Dr Maria Giannacopoulos
Wednesday 18 October 2023
Mary Graham’s turn of phrase, ‘they got a country for free’ cuts right to the heart of the indebted nature of Australia’s colonial sovereignty and encapsulates the underlying criminality structuring ‘Australia’ and its economy. When land, subterranean earth and water are rendered freely available for use without payment, compensation or accountability to Aboriginal peoples, then this limitless accumulation of debt makes possible the very existence and economic standing of contemporary Australia. During the 2007 Global Financial Crisis, considered the worst since the Great Depression, when Australia was busy looking beyond itself to see sovereign debt and austerity, Tony Birch offered a sobering and urgent challenge to Australia: for sovereignty to become a viable concept for discussion among the wider non-Indigenous communities it must take responsibility for its colonial debts.
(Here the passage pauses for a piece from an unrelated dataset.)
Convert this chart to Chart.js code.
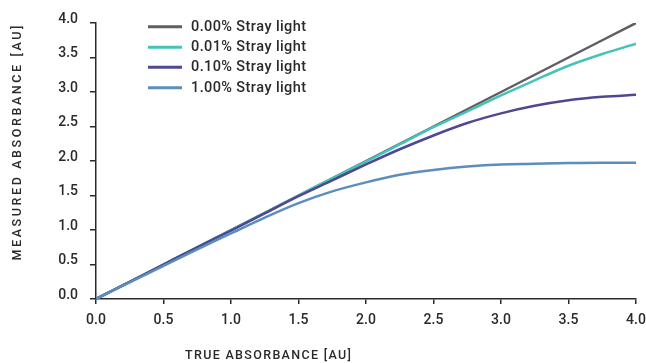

A country taken for free, the denial of responsibility for that theft and the unpaid debts it has accrued generates the colonial debtscape. Against this backdrop, Dr Maria Giannacopoulos examines the role of colonial law in seeking to displace treaty through reform. In 2023, as Australia pushes urgent calls for treaty aside and moves rapidly towards a referendum to alter but ultimately reaffirm a colonial legal system, the conversation on the role of colonial debt, its continual and ongoing accrual and the brutality of ongoing austerity in the settler colony is yet to take place.